Why it is about the number of likes

“They” say it’s never about the number of likes. “They” also say it’s never about the money. Both are wrong – up to a point. 

Let’s look at the money equation first. “Money doesn’t make you happy” is actually a myth. Turns out, the lack of it makes you very unhappy indeed. A very interesting study has been conducted on the effect of money on the overall happiness and it turned out that there is a threshold, at which you can live a comfortable life, nothing extravagant but comfortable.

Anything you earn above this absolut number of money doesn’t improve your overall happiness factor. However, the lower that number gets, the unhappier people become as the problems a lack of money creates are making life miserable.

I venture to say that it is exactly the same with “likes” across the social media platforms. All around you hear the “experts” say it’s not the number of likes that is important but the quality, and I’m the first proponent of this statement. I would much rather have only 100 followers on Twitter but who each have me on their “VIP can’t miss”-list than 10,000 and none of them care what I’ve got to say.

But until you have reached a certain threshold of followers nobody will notice you. And until that threshold it’s important to increase the numbers. Not at all cost however. The last thing you want to do is just accumulate for the sake of increasing the number. You also wouldn’t go rob a bank so that you can reach that magic money happiness threshold. (in the US $75,000 p.a. by the way)
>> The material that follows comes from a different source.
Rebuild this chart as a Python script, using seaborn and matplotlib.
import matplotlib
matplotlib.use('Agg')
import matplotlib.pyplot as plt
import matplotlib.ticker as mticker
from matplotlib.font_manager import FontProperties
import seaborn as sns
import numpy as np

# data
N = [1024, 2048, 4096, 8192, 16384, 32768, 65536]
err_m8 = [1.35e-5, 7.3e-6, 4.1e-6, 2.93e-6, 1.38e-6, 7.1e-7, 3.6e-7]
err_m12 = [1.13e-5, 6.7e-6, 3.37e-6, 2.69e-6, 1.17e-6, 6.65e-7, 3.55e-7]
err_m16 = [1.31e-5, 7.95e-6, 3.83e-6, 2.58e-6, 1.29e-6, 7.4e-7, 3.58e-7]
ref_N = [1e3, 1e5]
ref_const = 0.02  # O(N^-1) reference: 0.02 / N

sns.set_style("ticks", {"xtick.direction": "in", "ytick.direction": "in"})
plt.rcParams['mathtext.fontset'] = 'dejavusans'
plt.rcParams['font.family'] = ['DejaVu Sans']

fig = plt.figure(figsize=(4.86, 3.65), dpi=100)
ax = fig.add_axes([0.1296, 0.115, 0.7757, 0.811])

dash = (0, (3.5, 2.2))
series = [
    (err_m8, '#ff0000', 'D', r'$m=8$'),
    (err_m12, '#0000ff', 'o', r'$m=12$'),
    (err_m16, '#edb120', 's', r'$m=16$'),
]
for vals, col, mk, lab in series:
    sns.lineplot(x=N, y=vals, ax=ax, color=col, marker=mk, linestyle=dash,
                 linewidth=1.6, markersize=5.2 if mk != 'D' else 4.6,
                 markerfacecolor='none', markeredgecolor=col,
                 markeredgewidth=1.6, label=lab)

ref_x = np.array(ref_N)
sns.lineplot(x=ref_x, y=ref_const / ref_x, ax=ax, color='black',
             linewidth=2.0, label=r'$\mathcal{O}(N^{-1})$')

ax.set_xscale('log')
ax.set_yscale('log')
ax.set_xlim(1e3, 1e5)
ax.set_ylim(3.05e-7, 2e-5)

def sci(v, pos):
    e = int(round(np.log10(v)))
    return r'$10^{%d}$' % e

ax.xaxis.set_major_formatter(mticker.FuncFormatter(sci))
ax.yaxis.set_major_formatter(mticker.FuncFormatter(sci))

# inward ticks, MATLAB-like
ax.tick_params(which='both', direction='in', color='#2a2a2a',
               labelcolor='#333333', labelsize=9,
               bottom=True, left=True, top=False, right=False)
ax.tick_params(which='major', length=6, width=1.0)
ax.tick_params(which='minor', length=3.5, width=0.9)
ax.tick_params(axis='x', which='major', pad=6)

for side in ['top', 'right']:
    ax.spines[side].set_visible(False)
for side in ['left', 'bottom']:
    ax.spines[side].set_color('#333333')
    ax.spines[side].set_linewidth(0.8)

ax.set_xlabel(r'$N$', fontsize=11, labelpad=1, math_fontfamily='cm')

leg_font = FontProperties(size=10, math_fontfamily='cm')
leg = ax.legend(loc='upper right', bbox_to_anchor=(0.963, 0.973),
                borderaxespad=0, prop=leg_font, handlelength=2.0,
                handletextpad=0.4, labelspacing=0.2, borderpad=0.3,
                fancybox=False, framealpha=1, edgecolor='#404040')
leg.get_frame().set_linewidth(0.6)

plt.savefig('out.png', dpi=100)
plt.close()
Instead you want to look at this whole number of followers game on the social platforms in a holistic way. What we’re talking about is your audience.

Who is your audience and why do they care about your message?
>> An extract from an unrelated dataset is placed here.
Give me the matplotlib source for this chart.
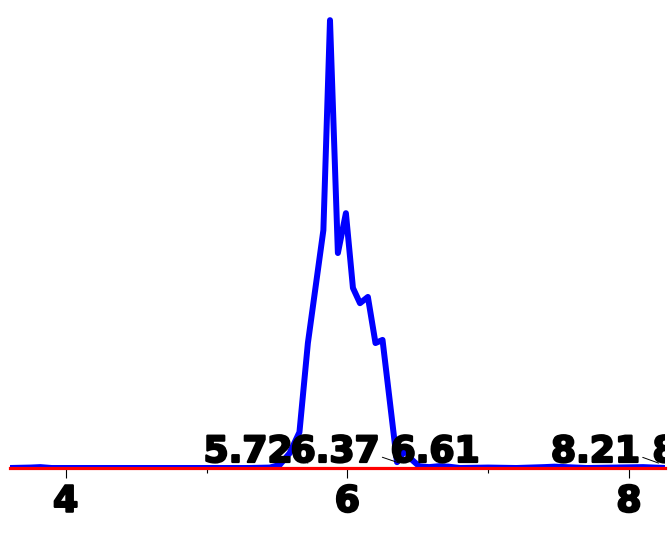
import matplotlib.pyplot as plt
import matplotlib.patheffects as pe
from matplotlib.ticker import MultipleLocator

# chemical shift (ppm) and relative intensity of the spectrum trace
shift = [3.60, 3.75, 3.82, 3.90, 4.20, 4.60, 5.00, 5.30, 5.45, 5.52, 5.59,
         5.66, 5.72, 5.83, 5.877, 5.933, 5.99, 6.04, 6.09, 6.146, 6.20, 6.25,
         6.353, 6.41, 6.46, 6.51, 6.58, 6.65, 6.72, 6.80, 7.00, 7.20, 7.40,
         7.47, 7.55, 7.70, 7.90, 8.10, 8.26]
intensity = [0.0, 0.001, 0.002, 0.0, 0.0, 0.0, 0.0, 0.0, 0.001, 0.007, 0.033,
             0.080, 0.279, 0.531, 1.0, 0.480, 0.569, 0.402, 0.368, 0.382, 0.279, 0.286,
             0.013, 0.040, 0.018, 0.004, 0.002, 0.004, 0.003, 0.0, 0.001, 0.0, 0.002,
             0.003, 0.002, 0.0, 0.001, 0.002, 0.0]

# picked peaks
peak_labels = ["5.72", "6.37", "6.61", "8.21", "8.46"]
peak_shift = [5.72, 6.37, 6.61, 8.21, 8.46]

# where the (overlapping) labels were pushed to
label_pos = [5.295, 5.913, 6.623, 7.762, 8.483]
has_leader = [True, True, False, True, False]

major_ticks = [4, 6, 8]

fig = plt.figure(figsize=(6.7, 5.52), dpi=100)
ax = fig.add_axes([9.5 / 670, 84 / 552, 655.5 / 670, 468 / 552])

ax.plot(shift, intensity, color="blue", lw=4.3, solid_joinstyle="round", zorder=2)
ax.axhline(0, color="red", lw=2.3, clip_on=False, zorder=3)

font = dict(family="DejaVu Sans", weight="bold", size=26)
heavy = [pe.withStroke(linewidth=1.6, foreground="black")]
# draw right to left so each leader line sits on top of its neighbour's text
rows = list(zip(peak_labels, peak_shift, label_pos, has_leader))
for i, (lab, px, tx, lead) in enumerate(reversed(rows)):
    arrow = None
    if lead:
        arrow = dict(arrowstyle="-", lw=0.7, color="black", relpos=(0.97, 0.4),
                     shrinkA=0, shrinkB=0)
    t = ax.annotate(lab, xy=(px, 0.011), xytext=(tx, 0.0134), textcoords="data",
                    ha="center", va="baseline", arrowprops=arrow,
                    annotation_clip=False, clip_on=True, zorder=4 + 0.01 * i, **font)
    t.set_path_effects(heavy)

ax.set_xlim(3.601, 8.256)
ax.set_ylim(0, 1.045)
ax.set_xticks(major_ticks)
ax.xaxis.set_minor_locator(MultipleLocator(1))
ax.set_xticklabels([str(t) for t in major_ticks], fontdict=font)
for lbl in ax.get_xticklabels():
    lbl.set_path_effects(heavy)
ax.tick_params(axis="x", which="major", length=7, width=0.8, pad=5)
ax.tick_params(axis="x", which="minor", length=3.5, width=0.8)
ax.set_yticks([])
for s in ax.spines.values():
    s.set_visible(False)

fig.savefig("out.png", dpi=100)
That is the question you need to answer and the stats can help you with that. The first part – who is your audience – comes by looking at how your audiences grows. What are you doing to grow it?

Good ways to increase your audience are

  • number of followers importancefollowing the people in your network you already know, they are most likely to follow you back
  • finding interesting people in your industry to follow, they might follow you back if your bio and tweets are interesting
  • going through each of these people’s lists of who they follow to find more interesting people to follow – discriminate, keep quality in mind
  • add your social profile links to your email signature
  • add links anywhere possible (think not only your website, but your packaging, your brochures, your business cards)
  • interact with the people you follow, it’ll make it easier for them to like you and subsequently to follow you back
  • post interesting stuff people find worthy of a share to their network (increases your visibility into their network)
  • most importantly: be a lovable, follow worthy person running a social media profile
(“Follow” also means like on Facebook and all the other various versions out there)

Bad ways to increase your audience are

  • buying followers, shudder (it’s on par with buying email addresses, just don’t do it)
  • playing the yo-yo game: “I follow you, then I give you 3 days to follow me back, and if you don’t then I unfollow you again”
  • following just anybody (that is highly debatable I agree, but for quality of audience I prefer to think before I follow)
  • forcing people or making them feel bad about not following (“Hey I see you still didn’t become friends with me on Facebook” ugh)
  • going onto other walls and leaving a comment like “Hey I liked you, now please reciprocate the favour and like me too” (instead leave a comment on their wall complimenting them on some thing or other, either their products, their page itself, their posts, anything – they will organically click on your name and check you out to see if they would like you too)

These are just some pointers, there are many more. If you have more please leave them in the comments below!

As for your audience caring about your message. Well that you will notice by the numbers too. If you have an audience of 10,000 and nobody shares or RT’s or re-pins your posts then something’s amiss. By the way, funnily enough, as with money, as your audience grows into stratospheres, so do your problems (management of a lot of money is just as painful as managing a lot of followers, however, nice problem to have, agreed).

How much should you care about the number of your audience?

My rule of thumb is this: look at the total number of your audience across the networks and if that is trending upwards (growing every month) then you’re in the green. You want to watch out for any drastic spikes, up or down, and check what’s going on. Other than that, don’t fuss too much about it. Drive specific campaigns in order to increase your audience and measure what’s working and what not.

But most importantly in all of this: be a person/organisation worth following. 

What is your take on the this topic? What are your “rules” with regards to follow or not to follow?